The Lover by Marguerite Duras - short, semi-autobiographical novel by Saigon-born French writer
Set against the backdrop of French-administered Vietnam, The Lover has been praised for its impressionistic prose style - and criticised by some for excusing statutory rape.

by Marguerite Duras
Les Editions de Minuit
Set against the backdrop of French-administered Vietnam in the first half of the 20th century, The Lover ( L'Amant, in its original French) is a semi-autobiographical novel of less than 100 pages. It has been praised for its sparse, detached and yet impressionistic prose style. Its more rabid detractors, however, claim the book excuses, even glorifies, statutory rape.
The Lover's author, Marguerite Duras, was born in Saigon in 1914 and spent an unsettled childhood there. Many decades later she would reveal that, while residing with her mother and two brothers in Sa Dec, a ramshackle rural settlement on the Mekong River, she embarked on a torrid affair with the son of a wealthy Chinese businessman: he was 27, and she was just 15. Duras' account of her romantic intrigue, which is presented as a series of narrator reminiscences and flashbacks, never mentions the two protagonists by name.
The tale begins in 1929, and the family of "the young girl", as she is referred to in The Lover, barely survives in genteel poverty.

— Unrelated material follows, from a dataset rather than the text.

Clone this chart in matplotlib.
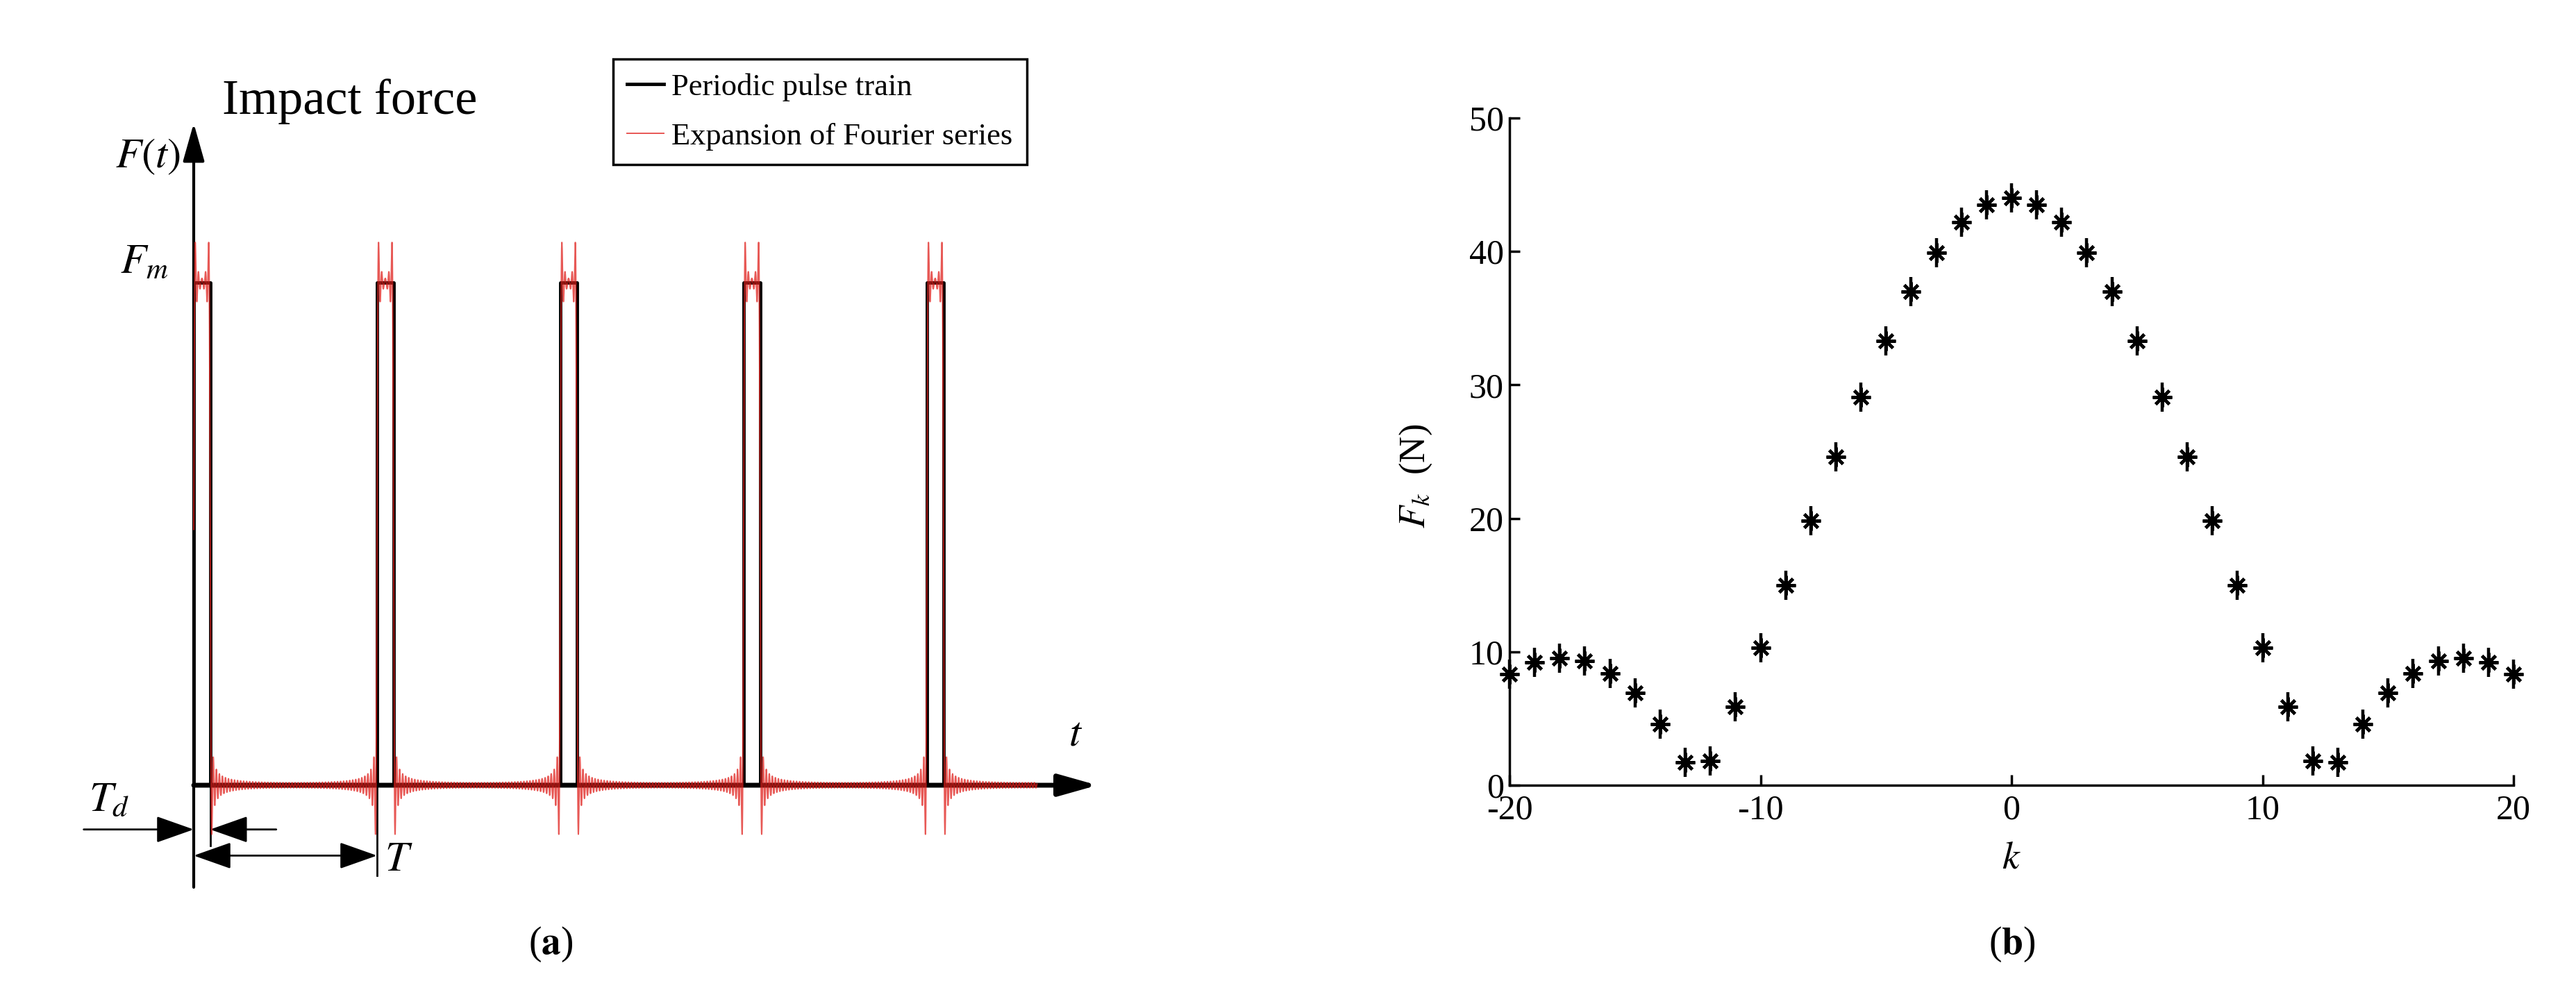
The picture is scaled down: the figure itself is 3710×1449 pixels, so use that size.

Her mother is a depressed widow who favours the girl's good-for-nothing older brother. The girl is growing up fast, and already aware of her budding feminine charms. With no parental role models to rein her in, she is exerting her independence, dressing idiosyncratically in a man's fedora and gold lame shoes, and even discussing, with a wide-eyed school pal, the potential advantages of becoming a lady of the night.